If your program doesn’t work on my system, or with my samples, how can you learn about it if there is no way to provide a feedback?

Wishlist item:

Email address, Twitter handle, or enabled bug logging/comments for your repo/blog will do wonders.

And if you are the user, please provide the feedback to the tool writers!

Exhibit #8.

Not everything is a tool.

Rant:

So, you used 20 libraries, and wrote a 50 lines of code that reads JSON, converts it to XML, transforms it with AI, and then outputs movie rendering a unicorn printed with a virtual 3d printer galloping over the rainbow.

It’s great you are proving yourself. It’s great you are trying. It’s great the program you wrote works for you. There is no sarcasm here. This is how we all learn.

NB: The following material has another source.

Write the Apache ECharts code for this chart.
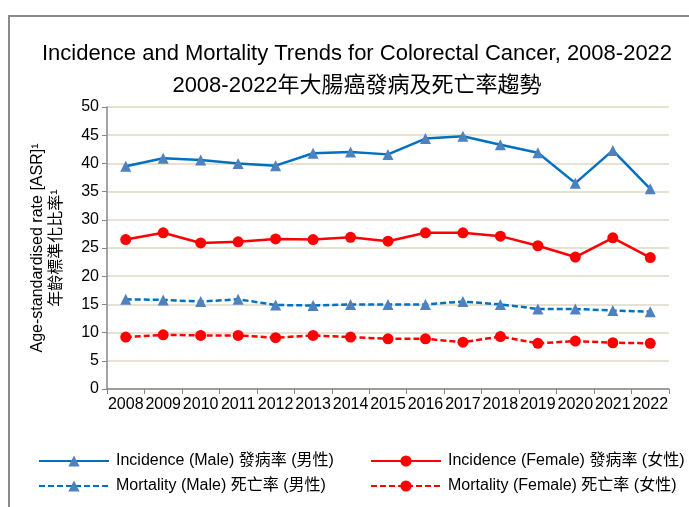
<!DOCTYPE html>
<html>
<head>
<meta charset="utf-8">
<script src="https://cdn.jsdelivr.net/npm/echarts@6/dist/echarts.min.js"></script>
<style>
  html, body { margin: 0; padding: 0; background: #fff; }
  #main { width: 689px; height: 507px; }
</style>
</head>
<body>
<div id="main"></div>
<script>
// data
var years = ['2008','2009','2010','2011','2012','2013','2014','2015','2016','2017','2018','2019','2020','2021','2022'];
var incMale =   [39.5, 40.9, 40.6, 40.0, 39.6, 41.8, 42.0, 41.6, 44.4, 44.8, 43.3, 41.9, 36.5, 42.3, 35.5];
var incFemale = [26.5, 27.7, 25.9, 26.1, 26.6, 26.5, 26.9, 26.2, 27.7, 27.7, 27.1, 25.4, 23.4, 26.8, 23.3];
var morMale =   [15.9, 15.8, 15.5, 15.9, 14.9, 14.8, 15.0, 15.0, 15.0, 15.5, 15.0, 14.2, 14.2, 13.9, 13.7];
var morFemale = [9.2, 9.6, 9.5, 9.5, 9.1, 9.5, 9.2, 8.9, 8.9, 8.3, 9.3, 8.1, 8.5, 8.2, 8.1];
var seriesNames = [
    'Incidence (Male) 發病率 (男性)',
    'Incidence (Female) 發病率 (女性)',
    'Mortality (Male) 死亡率 (男性)',
    'Mortality (Female) 死亡率 (女性)'
];

var font = "'Liberation Sans', Arial, 'Noto Sans CJK TC', sans-serif";
var myChart = echarts.init(document.getElementById('main'));

function lineSeries(name, data, color, markColor, symbol, size, dashed) {
    return {
        name: name,
        type: 'line',
        data: data,
        symbol: symbol,
        symbolSize: size,
        showAllSymbol: true,
        lineStyle: { color: color, width: 2.5, type: dashed ? [6, 3] : 'solid' },
        itemStyle: { color: markColor },
        emphasis: { disabled: true }
    };
}

var legendBase = {
    orient: 'vertical',
    top: 448,
    itemWidth: 70,
    itemHeight: 14,
    itemGap: 9,
    textStyle: { fontFamily: font, fontSize: 16, color: '#000', padding: [0, 0, 0, 2] }
};

var option = {
    animation: false,
    textStyle: { fontFamily: font },
    graphic: [{
        type: 'rect',
        shape: { x: 9, y: 16, width: 760, height: 560 },
        style: { fill: 'none', stroke: '#8a8a8a', lineWidth: 2 },
        silent: true
    }],
    title: {
        text: 'Incidence and Mortality Trends for Colorectal Cancer, 2008-2022\n2008-2022年大腸癌發病及死亡率趨勢',
        left: 352,
        textAlign: 'center',
        top: 33,
        textStyle: { fontFamily: font, fontSize: 22, fontWeight: 'normal', color: '#000', lineHeight: 32 }
    },
    legend: [
        Object.assign({}, legendBase, { data: [seriesNames[0], seriesNames[2]], left: 33 }),
        Object.assign({}, legendBase, { data: [seriesNames[1], seriesNames[3]], left: 365 })
    ],
    grid: { left: 107, top: 107, right: 20, bottom: 118, containLabel: false },
    xAxis: {
        type: 'category',
        data: years,
        boundaryGap: true,
        axisLine: { lineStyle: { color: '#868686', width: 1.5 } },
        axisTick: { show: true, length: 5, lineStyle: { color: '#868686' } },
        axisLabel: { color: '#000', fontSize: 16, margin: 8, interval: 0, fontFamily: font }
    },
    yAxis: {
        type: 'value',
        min: 0,
        max: 50,
        interval: 5,
        name: 'Age-standardised rate [ASR]¹\n年齡標準化比率¹',
        nameLocation: 'middle',
        nameRotate: 90,
        nameGap: 41,
        nameTextStyle: { fontFamily: font, fontSize: 16, color: '#000', lineHeight: 19 },
        axisLine: { show: true, lineStyle: { color: '#868686', width: 1.5 } },
        axisTick: { show: true, length: 5, inside: false, lineStyle: { color: '#868686' } },
        axisLabel: { color: '#000', fontSize: 16, margin: 8, fontFamily: font },
        splitLine: { lineStyle: { color: '#ddd9c3', width: 1.5 } }
    },
    series: [
        lineSeries(seriesNames[0], incMale, '#0070c0', '#4f81bd', 'triangle', 11, false),
        lineSeries(seriesNames[1], incFemale, '#ff0000', '#ff0000', 'circle', 11, false),
        lineSeries(seriesNames[2], morMale, '#0070c0', '#4f81bd', 'triangle', 11, true),
        lineSeries(seriesNames[3], morFemale, '#ff0000', '#ff0000', 'circle', 11, true)
    ]
};

myChart.setOption(option);
window.addEventListener('resize', function () {
    myChart.resize();
});
</script>
</body>
</html>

You are in luck. There are so many libraries available now that writing code that does extremely complex tasks in just a few lines of code is trivial. We should respect that.

AND

If there are 50 other programs doing exactly the same thing, and often do it better. If the tool is half-cooked for the sake of a demo during the con, and/or it only works well for your test data. If the whole code is so simple that any average developer could implement it w/o much trouble. If the actual snippets can be found on the StackOverflow. Then please please do not call it a tool. Calling it a POC is enough.

This is not to discourage you from coding. This is to encourage you to assess your code quality & usefulness on a grand scheme of things. If you claim that your software allows to do a specific thing, or assess certain quality of some data, or extract certain properties, and someone can quickly prove that these are not done right, because of a limited scope of the original idea that drove the development, then as a POC it’s still a very valuable asset, but as a part of somebody’s toolbox – completely useless. Hence, not a tool.

Epilogue:

Okay, it’s easy to rant and play a blame games. I coded lots of bad programs myself, and some of them are still available on this web site. Making everyone happy is very hard. Programming itself is actually very hard. Testing is even harder. And writing documentation the most undesirable task coders have to face.

BUT.

I think there is a minimum responsibility to bear for anyone that releases programs publicly, and announces them to the world. It is a basic empathy for the users, and their needs.

And if you release code, a POC, a tool, a suite, and it actually can be quickly tested, won’t crash on its first run, and will deliver expected output — you will actually make a dent in the industry.